Her wife’s imprisonment gutted Cherelle. 

“The first week, I laid on this couch and cried my eyeballs out,” she said to “Good Morning America regarding Griner’s detention. Cherelle has since spoken with President Biden and Vice President Harris about their work to get Griner, and other American detainees, home. 

Cherelle, who graduated with a law degree in May, has not shared a public statement since Griner was sentenced.

Social media erupted with missives from Griner’s teammates, politicians and everyday people who were saddened by her lengthy sentence. “Seeing BG behind these bars is breaking my heart,” tweeted Diamond DeShields, a guard on the Mercury Phoenix team. “Praying hard for her today.”

In a contested tweet, Vice President Kamala Harris also spoke about the sentencing.

“With today’s sentencing, Russia continues its wrongful detention of Brittney Griner. She should be released immediately. President Biden and I, and our entire Administration, are working every day to reunite Brittney, as well as Paul Whelan, with loved ones who miss each of them dearly.”

Towards the end of July, Russia and the U.S. begin negotiating about a prisoner swap. Griner and Paul Whelan, a Canadian security director, would be freed in exchange for the release of Viktor Bout, a Russian arms dealer.

On August 5, Russian Foreign Minister Sergey Lavrov announced the U.S. and Russia are ready to fully engage in the conversation through pre-approved channels. Since Griner’s arrest took place as tensions escalated between the two countries as a result of the war between Russia and the Ukraine, the idea of her being a political pawn has been a looming concern.
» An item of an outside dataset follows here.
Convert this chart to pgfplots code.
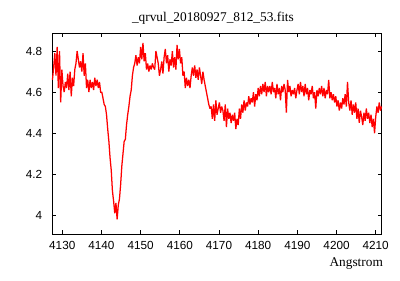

Griner being a Black, gay woman held in Russia, a country with anti-gay propaganda law (that was extended to include adults in mid-July), is also not lost on her supporters. In 2017, reports began to pour in about members of the gay community in the Russian republic Chechyna being tortured, detained and killed. So it’s been hard for many to believe that Griner’s sexuality does not tie in to her treatment. It’s also potentially solidified her as valuable to Russians as they attempt to have Bout freed.

“Her race and sexuality are being magnified in these discourses about her guilt or her innocence in the United States,” Kimberly St. Julian-Varnon, an expert on Blackness in Russia, said to Politco. “There’s no reason to think that Russia isn’t also watching that.”